Dan pada tahun 2020 BPR dan BPRS yang beroperasi sebanyak 1.669 unit bank. Hingga September 2021, terdapat 1.646 unti BPR dan BPRS yang masih beroperasi.
Merespon hal tersebut, Ketua Dewan Komisioner Lembaga Penjamin Simpanan (LPS) Purbaya Yudhi Sadewa mengatakan penurunan jumlah BPR masih dalam kategori wajar berdasarkan rata-rata pertahunnya.
Purbaya mengatakan sejak tahun 2005 hingga 2021 rata-rata penurunan jumlah BPR dan BPRS pertahunnya berada di kisaran 6 hingga 8 unit BPR.
Menurutnya sistem perbankan nasional masih terkendali meski di tengah tekanan pandemi covid-19 yang berpengaruh terhadap perekonomian nasional.
Dalam keterangan persnya, Purbaya menuturkan BPR yang tutup umumnya disebabkan oleh mismanajemen atau tatakelola korporasi yang buruk.
“Saya mencermati apakah ada BPR yang ditutup karena dampak dari pandemi Covid-19. Ternyata tekanan pada perbankan selama masa pandemi ini masih dapat dikendalikan,” tambah dia.
Kepada awak media, Purbaya menyampaikan bahwa LPS sejak tahun 2005 hingga 2021 telah mencairkan klaim penjaminan nasabah bank yang dilikuidasi sebesar Rp 1,69 triliun.
Pembayaran tersebut diberikan kepada 265.797 rekening nasabah kategori layak bayar dengan perincian nasabah bank umum sebesar Rp 202 miliar dan untuk BPR sebesar Rp 1,49 triliun.
Purbaya menilai kondisi ekonomi nasional yang relatif baik dan performa manajemen perbankan yang terus meningkatkan kualitasnya, berdampak positif terhadap kondisi industri perbankan yang sehat sejak tahun 1998 hingga sekarang.
Meski kondisi sektor keuangan perbankan terpantau sehat, namun LPS bersama komite stabilitas sistem keuangan (KSSK) akan terus memantau dan mengevaluasi apabila terdeteksi sinyal ketidakstabilan industri keuangan perbankan.
Lebih jauh LPS berharap legislatif dapat segera merampungkan undang-undang yang memungkinkan LPS dapat melakukan tindakan pencegahan terhadap bank-bank yang mulai menunjukan sinyal yang kurang baik dalam pengelolaan keuangan.

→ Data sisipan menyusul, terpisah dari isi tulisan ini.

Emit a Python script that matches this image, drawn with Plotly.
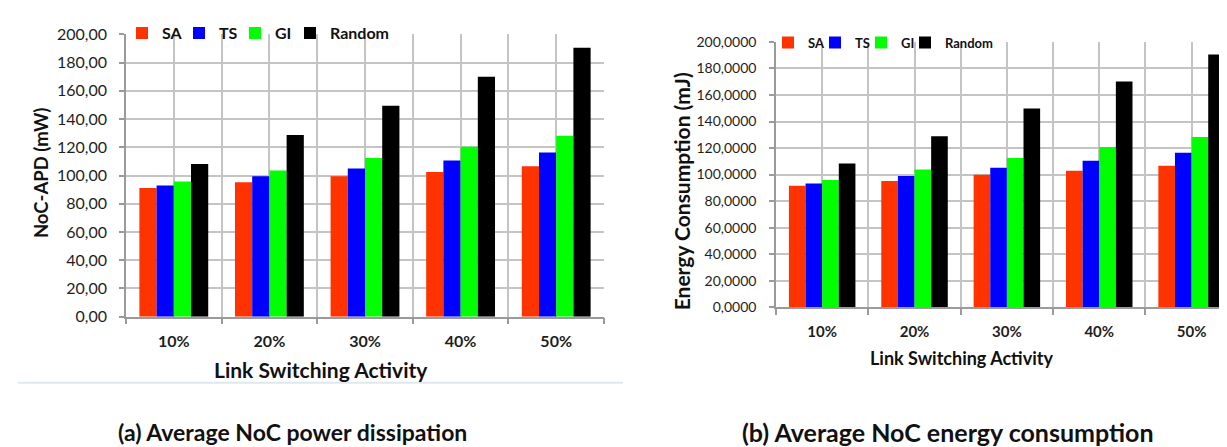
import plotly.graph_objects as go

W, H = 1227, 447

categories = ["10%", "20%", "30%", "40%", "50%"]
series_names = ["SA", "TS", "GI", "Random"]
colors = ["#FF3300", "#0000FF", "#00FF00", "#000000"]

# (a) NoC-APD in mW
sa_power = [91.2, 95.3, 99.5, 102.5, 106.5]
ts_power = [93.0, 99.5, 105.0, 110.6, 116.3]
gi_power = [95.7, 103.6, 112.4, 120.3, 128.2]
random_power = [108.1, 128.7, 149.4, 170.0, 190.5]

# (b) energy consumption in mJ
sa_energy = [91.6, 95.2, 99.8, 102.9, 106.7]
ts_energy = [93.3, 99.0, 105.1, 110.4, 116.4]
gi_energy = [95.9, 103.9, 112.5, 120.7, 128.4]
random_energy = [108.4, 128.9, 149.9, 170.1, 190.6]

y_ticks = [0, 20, 40, 60, 80, 100, 120, 140, 160, 180, 200]

FONT = "Lato, Open Sans, sans-serif"
GRID = "#c4c4c4"
TXT = "#1e1e1e"


def px_x(p):
    return p / W


def px_y(p):
    return 1 - p / H


x_pos = list(range(len(categories)))

# Excel-style legends are much tighter than plotly's, so every entry gets
# its own small legend box placed where the original key sits (pixel x of box)
left_keys = [114, 171, 227, 282]
right_keys = [760, 807, 853, 897]

fig = go.Figure()
power = [sa_power, ts_power, gi_power, random_power]
energy = [sa_energy, ts_energy, gi_energy, random_energy]
legend_cfg = {}


def legend_style(x, y, size):
    return dict(orientation="h", x=x, y=y, xanchor="left", yanchor="top",
                bgcolor="rgba(0,0,0,0)",
                font=dict(family=FONT, size=size, color="#111", weight="bold"),
                itemwidth=30, tracegroupgap=0)


for i, (name, col, vals) in enumerate(zip(series_names, colors, power)):
    key = "legend" if i == 0 else f"legend{i + 1}"
    fig.add_bar(x=x_pos, y=vals, name=name, marker_color=col, marker_line_width=0,
                xaxis="x", yaxis="y", legend=key)
    legend_cfg[key] = legend_style(px_x(left_keys[i]), px_y(-2), 16)
for i, (name, col, vals) in enumerate(zip(series_names, colors, energy)):
    key = f"legend{i + 5}"
    fig.add_bar(x=x_pos, y=vals, name=name, marker_color=col, marker_line_width=0,
                xaxis="x2", yaxis="y2", legend=key)
    legend_cfg[key] = legend_style(px_x(right_keys[i]), px_y(10), 13)


def xaxis_style(domain, anchor, rng, size, standoff):
    return dict(
        domain=domain, anchor=anchor, range=rng, tickmode="array",
        tickvals=x_pos, ticktext=categories, ticks="",
        showgrid=True, gridcolor=GRID, gridwidth=1.5,
        showline=True, linecolor="#9a9a9a", linewidth=1.5,
        minor=dict(tick0=-0.5, dtick=1, ticks="outside", ticklen=6,
                   tickcolor="#9a9a9a", tickwidth=1.5,
                   showgrid=True, gridcolor=GRID, gridwidth=1.5),
        tickfont=dict(family=FONT, size=size, color=TXT, weight="bold"),
        ticklabelstandoff=standoff, zeroline=False, fixedrange=True,
    )


def yaxis_style(domain, anchor, fmt, size, standoff):
    return dict(
        domain=domain, anchor=anchor, range=[0, 200], tickmode="array",
        tickvals=y_ticks, tickformat=fmt, ticks="outside", ticklen=5,
        tickcolor="#9a9a9a", tickwidth=1.5,
        showgrid=True, gridcolor=GRID, gridwidth=1.5,
        showline=True, linecolor="#9a9a9a", linewidth=1.5,
        tickfont=dict(family=FONT, size=size, color=TXT),
        ticklabelstandoff=standoff, zeroline=False, fixedrange=True,
    )


fig.update_layout(
    width=W, height=H,
    margin=dict(l=0, r=0, t=0, b=0),
    paper_bgcolor="white", plot_bgcolor="white",
    separators=", ",
    barmode="group", bargap=0.28, bargroupgap=0,
    xaxis=xaxis_style([px_x(118), px_x(596)], "y", [-0.5, 4.5], 16, 9),
    yaxis=yaxis_style([px_y(312), px_y(17)], "x", ".2f", 16, 9),
    xaxis2=xaxis_style([px_x(768), 1.0], "y2", [-0.5, 4.47], 15, 10),
    yaxis2=yaxis_style([px_y(302), px_y(25)], "x2", ".4f", 14, 10),
    showlegend=True,
    **legend_cfg,
)

ann = [
    dict(text="NoC-APD (mW)", x=px_x(33), y=px_y(162), textangle=-90, size=18.5),
    dict(text="Link Switching Activity", x=px_x(313), y=px_y(367), textangle=0, size=21),
    dict(text="Energy Consumption (mJ)", x=px_x(673), y=px_y(181), textangle=-90, size=21),
    dict(text="Link Switching Activity", x=px_x(953), y=px_y(355), textangle=0, size=18),
    dict(text="(a) Average NoC power dissipation", x=px_x(284), y=px_y(432), textangle=0, size=23),
    dict(text="(b) Average NoC energy consumption", x=px_x(940), y=px_y(432), textangle=0, size=25),
]
for a in ann:
    fig.add_annotation(text=a["text"], x=a["x"], y=a["y"], xref="paper", yref="paper",
                       xanchor="center", yanchor="middle", textangle=a["textangle"],
                       showarrow=False,
                       font=dict(family=FONT, size=a["size"], color="#111", weight="bold"))

# faint frame remnant under chart (a)
fig.add_shape(type="line", xref="paper", yref="paper",
              x0=px_x(10), x1=px_x(615), y0=px_y(381), y1=px_y(381),
              line=dict(color="#dfe8ec", width=2))

fig.write_html("out.html")
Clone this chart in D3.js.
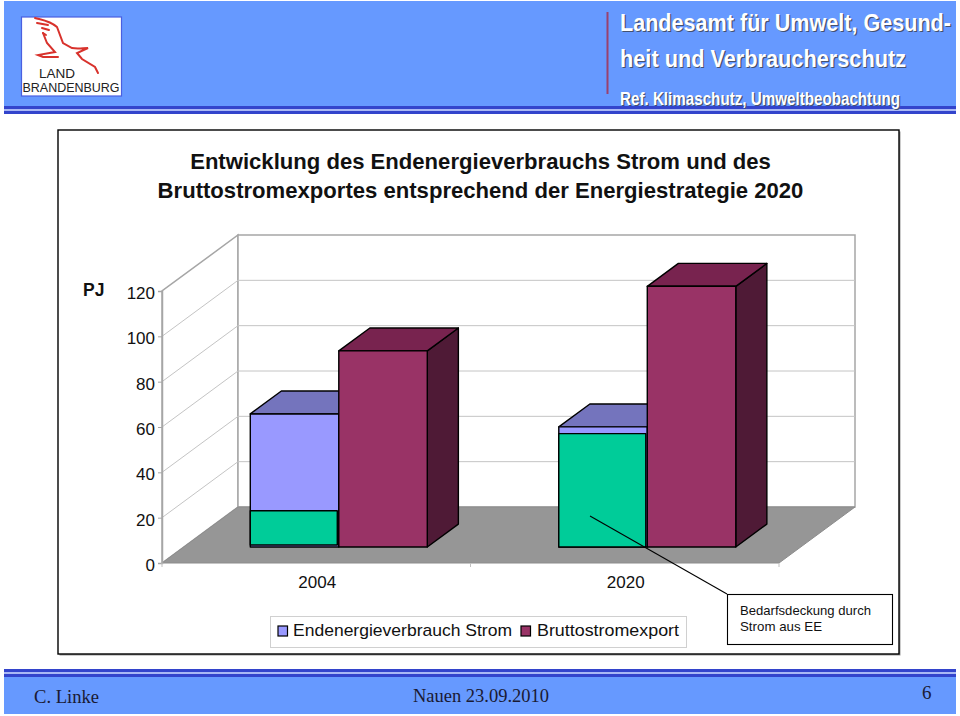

Ke depannya LPS dapat membuka peluang membantu bank yang tutup sehingga LPS dapat bekerja maksimal baik dari sisi likuiditas maupun solvabilitas.
Status Bank Dalam Pengawasan Intensif (BDPI) atau Bank Dalam Pengawasan Khusus (BDPK) LPS maka LPS sudah mulai menghitung kemampuan bank itu, apakah lebih baik diselamatkan atau ditutup.
Mengantisipasi kerugian nasabah akibat bank dilikuidasi, LPS terus gencar melakukan sosialisasi pentingnya penjaminan LPS bagi nasabah perbankan.
LPS akan menjamin simpanan nasabah maksimal Rp 2 miliar per nasabah per bank, dengan syarat 3T yaitu simpanan tercatat di sistem pembukuan bank, tingkat suku bunga simpanan tidak melebihi suku bunga penjaminan dan nasabah tidak terlibat tindakan yang merugikan bank seperti kredit macet.
Baru-baru ini Purbaya Yudhi Sadewa memantau langsung proses pencairan klaim penjaminan bagi nasabah BPR Utomo Widodo di Ngawi, Jawa Timur.
Purbaya melihat antusiasme nasabah yang gembira karena uang simpanannya dapat kembali karena masuk dalam simpanan layak bayar LPS.
BRI sebagai bank perantara mempersilahkan bagi nasabah yang namanya masuk dalam daftar simpanan layak bayar LPS untuk datang membawa bukti identitas diri ke kantor cabang BRI untuk melakukan pencairan klaim penjaminan.
Purbaya menambahkan LPS masih akan melakukan proses verifikasi hingga 17 Desember 2021. Jadi bagi nasabah yang namanya belum tercantum sebagai simpanan layak bayar maka diimbau untuk terus memantau informasi di media massa dan situs resmi LPS.